*GIVEN REQUEST*
Would you transcribe the whole listing exactly, minus its pictures?

*SOURCE EXCERPT*

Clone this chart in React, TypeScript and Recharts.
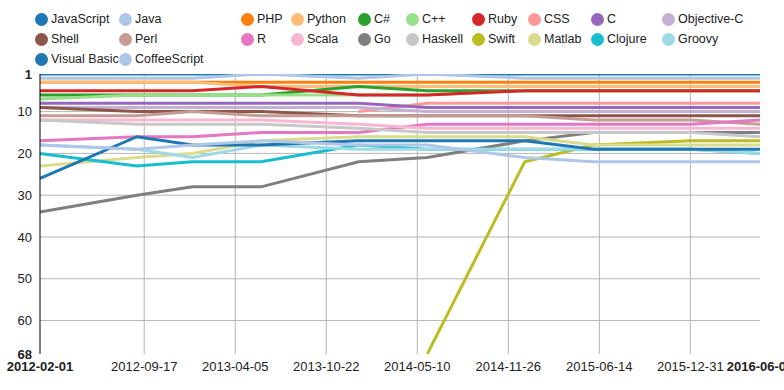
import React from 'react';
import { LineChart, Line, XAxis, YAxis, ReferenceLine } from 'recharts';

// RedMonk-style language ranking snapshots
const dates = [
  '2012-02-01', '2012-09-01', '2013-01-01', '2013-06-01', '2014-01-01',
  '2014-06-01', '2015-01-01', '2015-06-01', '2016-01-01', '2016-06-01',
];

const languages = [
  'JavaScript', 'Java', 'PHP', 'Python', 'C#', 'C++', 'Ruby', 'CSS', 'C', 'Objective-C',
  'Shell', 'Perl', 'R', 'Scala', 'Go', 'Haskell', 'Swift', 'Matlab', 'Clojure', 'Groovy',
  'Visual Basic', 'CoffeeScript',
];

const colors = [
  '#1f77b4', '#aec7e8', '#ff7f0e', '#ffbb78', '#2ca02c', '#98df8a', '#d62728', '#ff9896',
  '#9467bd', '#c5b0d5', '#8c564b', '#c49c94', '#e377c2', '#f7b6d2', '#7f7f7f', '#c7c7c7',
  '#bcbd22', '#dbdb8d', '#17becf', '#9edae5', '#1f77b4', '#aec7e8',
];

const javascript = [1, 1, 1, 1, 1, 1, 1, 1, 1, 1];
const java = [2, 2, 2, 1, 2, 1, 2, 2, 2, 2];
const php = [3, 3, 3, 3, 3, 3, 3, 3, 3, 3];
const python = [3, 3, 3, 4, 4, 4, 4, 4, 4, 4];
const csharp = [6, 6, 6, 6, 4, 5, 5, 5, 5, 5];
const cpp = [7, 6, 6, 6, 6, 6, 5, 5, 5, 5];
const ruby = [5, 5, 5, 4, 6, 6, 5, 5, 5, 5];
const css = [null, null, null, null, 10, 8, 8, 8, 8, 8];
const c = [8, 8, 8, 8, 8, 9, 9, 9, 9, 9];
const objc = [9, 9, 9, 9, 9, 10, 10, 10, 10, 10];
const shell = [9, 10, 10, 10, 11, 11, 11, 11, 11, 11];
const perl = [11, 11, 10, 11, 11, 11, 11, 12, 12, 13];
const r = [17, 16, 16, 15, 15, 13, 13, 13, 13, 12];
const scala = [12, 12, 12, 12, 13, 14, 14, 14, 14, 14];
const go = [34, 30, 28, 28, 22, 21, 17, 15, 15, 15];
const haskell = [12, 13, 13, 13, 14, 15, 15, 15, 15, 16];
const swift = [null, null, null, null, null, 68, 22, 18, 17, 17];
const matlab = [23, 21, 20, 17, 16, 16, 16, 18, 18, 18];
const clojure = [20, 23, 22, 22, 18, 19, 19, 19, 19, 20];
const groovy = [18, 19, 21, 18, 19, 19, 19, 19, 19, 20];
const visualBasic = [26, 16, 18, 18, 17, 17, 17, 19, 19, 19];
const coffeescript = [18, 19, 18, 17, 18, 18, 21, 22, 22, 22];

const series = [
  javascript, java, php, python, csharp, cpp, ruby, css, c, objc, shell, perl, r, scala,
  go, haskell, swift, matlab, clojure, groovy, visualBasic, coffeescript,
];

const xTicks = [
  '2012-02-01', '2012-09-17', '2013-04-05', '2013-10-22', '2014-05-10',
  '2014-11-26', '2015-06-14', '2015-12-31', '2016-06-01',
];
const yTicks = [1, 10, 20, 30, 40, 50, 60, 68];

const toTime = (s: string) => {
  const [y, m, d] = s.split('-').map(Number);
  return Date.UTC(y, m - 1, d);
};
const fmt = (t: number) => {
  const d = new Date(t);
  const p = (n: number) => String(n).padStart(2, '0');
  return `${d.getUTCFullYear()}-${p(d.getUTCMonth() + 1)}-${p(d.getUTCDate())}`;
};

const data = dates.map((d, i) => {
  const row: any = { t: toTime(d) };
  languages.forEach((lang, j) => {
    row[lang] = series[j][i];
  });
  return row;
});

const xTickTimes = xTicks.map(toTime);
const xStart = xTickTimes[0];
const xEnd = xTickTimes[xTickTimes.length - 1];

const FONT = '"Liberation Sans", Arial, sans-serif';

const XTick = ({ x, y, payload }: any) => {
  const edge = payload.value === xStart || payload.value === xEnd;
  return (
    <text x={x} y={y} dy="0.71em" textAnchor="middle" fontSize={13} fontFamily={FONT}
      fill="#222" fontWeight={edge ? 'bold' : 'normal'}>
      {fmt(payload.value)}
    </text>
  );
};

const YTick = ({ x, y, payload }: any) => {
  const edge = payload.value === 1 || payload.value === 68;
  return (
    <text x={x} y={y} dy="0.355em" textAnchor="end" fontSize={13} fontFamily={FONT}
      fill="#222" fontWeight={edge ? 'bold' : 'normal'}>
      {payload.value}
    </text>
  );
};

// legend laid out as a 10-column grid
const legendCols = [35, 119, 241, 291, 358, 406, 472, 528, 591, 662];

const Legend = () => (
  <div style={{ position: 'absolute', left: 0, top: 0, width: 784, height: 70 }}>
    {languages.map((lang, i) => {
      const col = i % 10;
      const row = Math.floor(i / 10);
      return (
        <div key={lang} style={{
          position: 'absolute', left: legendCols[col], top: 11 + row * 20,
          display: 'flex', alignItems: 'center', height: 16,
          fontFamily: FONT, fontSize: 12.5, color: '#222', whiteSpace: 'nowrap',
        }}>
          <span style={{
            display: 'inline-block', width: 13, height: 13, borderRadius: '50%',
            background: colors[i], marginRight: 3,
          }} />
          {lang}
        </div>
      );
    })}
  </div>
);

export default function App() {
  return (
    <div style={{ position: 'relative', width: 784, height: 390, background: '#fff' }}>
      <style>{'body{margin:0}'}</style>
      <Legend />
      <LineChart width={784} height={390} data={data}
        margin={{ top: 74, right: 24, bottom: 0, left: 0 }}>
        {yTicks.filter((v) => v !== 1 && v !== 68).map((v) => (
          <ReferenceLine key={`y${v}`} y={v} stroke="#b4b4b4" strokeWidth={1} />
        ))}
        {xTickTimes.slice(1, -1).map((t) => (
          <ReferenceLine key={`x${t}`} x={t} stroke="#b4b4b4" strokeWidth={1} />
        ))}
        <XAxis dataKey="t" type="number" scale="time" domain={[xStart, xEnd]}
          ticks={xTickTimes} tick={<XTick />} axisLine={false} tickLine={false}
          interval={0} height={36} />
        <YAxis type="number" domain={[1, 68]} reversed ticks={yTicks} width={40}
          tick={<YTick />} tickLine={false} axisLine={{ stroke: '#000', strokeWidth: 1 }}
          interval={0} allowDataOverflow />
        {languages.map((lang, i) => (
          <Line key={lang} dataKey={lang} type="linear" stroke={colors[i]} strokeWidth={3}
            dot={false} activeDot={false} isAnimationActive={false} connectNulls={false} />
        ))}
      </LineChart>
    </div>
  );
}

*RESPONSE TO THE EXERCISE*
Clone this chart in React, TypeScript and Recharts.
import React from 'react';
import { LineChart, Line, XAxis, YAxis, ReferenceLine } from 'recharts';

// RedMonk-style language ranking snapshots
const dates = [
  '2012-02-01', '2012-09-01', '2013-01-01', '2013-06-01', '2014-01-01',
  '2014-06-01', '2015-01-01', '2015-06-01', '2016-01-01', '2016-06-01',
];

const languages = [
  'JavaScript', 'Java', 'PHP', 'Python', 'C#', 'C++', 'Ruby', 'CSS', 'C', 'Objective-C',
  'Shell', 'Perl', 'R', 'Scala', 'Go', 'Haskell', 'Swift', 'Matlab', 'Clojure', 'Groovy',
  'Visual Basic', 'CoffeeScript',
];

const colors = [
  '#1f77b4', '#aec7e8', '#ff7f0e', '#ffbb78', '#2ca02c', '#98df8a', '#d62728', '#ff9896',
  '#9467bd', '#c5b0d5', '#8c564b', '#c49c94', '#e377c2', '#f7b6d2', '#7f7f7f', '#c7c7c7',
  '#bcbd22', '#dbdb8d', '#17becf', '#9edae5', '#1f77b4', '#aec7e8',
];

const javascript = [1, 1, 1, 1, 1, 1, 1, 1, 1, 1];
const java = [2, 2, 2, 1, 2, 1, 2, 2, 2, 2];
const php = [3, 3, 3, 3, 3, 3, 3, 3, 3, 3];
const python = [3, 3, 3, 4, 4, 4, 4, 4, 4, 4];
const csharp = [6, 6, 6, 6, 4, 5, 5, 5, 5, 5];
const cpp = [7, 6, 6, 6, 6, 6, 5, 5, 5, 5];
const ruby = [5, 5, 5, 4, 6, 6, 5, 5, 5, 5];
const css = [null, null, null, null, 10, 8, 8, 8, 8, 8];
const c = [8, 8, 8, 8, 8, 9, 9, 9, 9, 9];
const objc = [9, 9, 9, 9, 9, 10, 10, 10, 10, 10];
const shell = [9, 10, 10, 10, 11, 11, 11, 11, 11, 11];
const perl = [11, 11, 10, 11, 11, 11, 11, 12, 12, 13];
const r = [17, 16, 16, 15, 15, 13, 13, 13, 13, 12];
const scala = [12, 12, 12, 12, 13, 14, 14, 14, 14, 14];
const go = [34, 30, 28, 28, 22, 21, 17, 15, 15, 15];
const haskell = [12, 13, 13, 13, 14, 15, 15, 15, 15, 16];
const swift = [null, null, null, null, null, 68, 22, 18, 17, 17];
const matlab = [23, 21, 20, 17, 16, 16, 16, 18, 18, 18];
const clojure = [20, 23, 22, 22, 18, 19, 19, 19, 19, 20];
const groovy = [18, 19, 21, 18, 19, 19, 19, 19, 19, 20];
const visualBasic = [26, 16, 18, 18, 17, 17, 17, 19, 19, 19];
const coffeescript = [18, 19, 18, 17, 18, 18, 21, 22, 22, 22];

const series = [
  javascript, java, php, python, csharp, cpp, ruby, css, c, objc, shell, perl, r, scala,
  go, haskell, swift, matlab, clojure, groovy, visualBasic, coffeescript,
];

const xTicks = [
  '2012-02-01', '2012-09-17', '2013-04-05', '2013-10-22', '2014-05-10',
  '2014-11-26', '2015-06-14', '2015-12-31', '2016-06-01',
];
const yTicks = [1, 10, 20, 30, 40, 50, 60, 68];

const toTime = (s: string) => {
  const [y, m, d] = s.split('-').map(Number);
  return Date.UTC(y, m - 1, d);
};
const fmt = (t: number) => {
  const d = new Date(t);
  const p = (n: number) => String(n).padStart(2, '0');
  return `${d.getUTCFullYear()}-${p(d.getUTCMonth() + 1)}-${p(d.getUTCDate())}`;
};

const data = dates.map((d, i) => {
  const row: any = { t: toTime(d) };
  languages.forEach((lang, j) => {
    row[lang] = series[j][i];
  });
  return row;
});

const xTickTimes = xTicks.map(toTime);
const xStart = xTickTimes[0];
const xEnd = xTickTimes[xTickTimes.length - 1];

const FONT = '"Liberation Sans", Arial, sans-serif';

const XTick = ({ x, y, payload }: any) => {
  const edge = payload.value === xStart || payload.value === xEnd;
  return (
    <text x={x} y={y} dy="0.71em" textAnchor="middle" fontSize={13} fontFamily={FONT}
      fill="#222" fontWeight={edge ? 'bold' : 'normal'}>
      {fmt(payload.value)}
    </text>
  );
};

const YTick = ({ x, y, payload }: any) => {
  const edge = payload.value === 1 || payload.value === 68;
  return (
    <text x={x} y={y} dy="0.355em" textAnchor="end" fontSize={13} fontFamily={FONT}
      fill="#222" fontWeight={edge ? 'bold' : 'normal'}>
      {payload.value}
    </text>
  );
};

// legend laid out as a 10-column grid
const legendCols = [35, 119, 241, 291, 358, 406, 472, 528, 591, 662];

const Legend = () => (
  <div style={{ position: 'absolute', left: 0, top: 0, width: 784, height: 70 }}>
    {languages.map((lang, i) => {
      const col = i % 10;
      const row = Math.floor(i / 10);
      return (
        <div key={lang} style={{
          position: 'absolute', left: legendCols[col], top: 11 + row * 20,
          display: 'flex', alignItems: 'center', height: 16,
          fontFamily: FONT, fontSize: 12.5, color: '#222', whiteSpace: 'nowrap',
        }}>
          <span style={{
            display: 'inline-block', width: 13, height: 13, borderRadius: '50%',
            background: colors[i], marginRight: 3,
          }} />
          {lang}
        </div>
      );
    })}
  </div>
);

export default function App() {
  return (
    <div style={{ position: 'relative', width: 784, height: 390, background: '#fff' }}>
      <style>{'body{margin:0}'}</style>
      <Legend />
      <LineChart width={784} height={390} data={data}
        margin={{ top: 74, right: 24, bottom: 0, left: 0 }}>
        {yTicks.filter((v) => v !== 1 && v !== 68).map((v) => (
          <ReferenceLine key={`y${v}`} y={v} stroke="#b4b4b4" strokeWidth={1} />
        ))}
        {xTickTimes.slice(1, -1).map((t) => (
          <ReferenceLine key={`x${t}`} x={t} stroke="#b4b4b4" strokeWidth={1} />
        ))}
        <XAxis dataKey="t" type="number" scale="time" domain={[xStart, xEnd]}
          ticks={xTickTimes} tick={<XTick />} axisLine={false} tickLine={false}
          interval={0} height={36} />
        <YAxis type="number" domain={[1, 68]} reversed ticks={yTicks} width={40}
          tick={<YTick />} tickLine={false} axisLine={{ stroke: '#000', strokeWidth: 1 }}
          interval={0} allowDataOverflow />
        {languages.map((lang, i) => (
          <Line key={lang} dataKey={lang} type="linear" stroke={colors[i]} strokeWidth={3}
            dot={false} activeDot={false} isAnimationActive={false} connectNulls={false} />
        ))}
      </LineChart>
    </div>
  );
}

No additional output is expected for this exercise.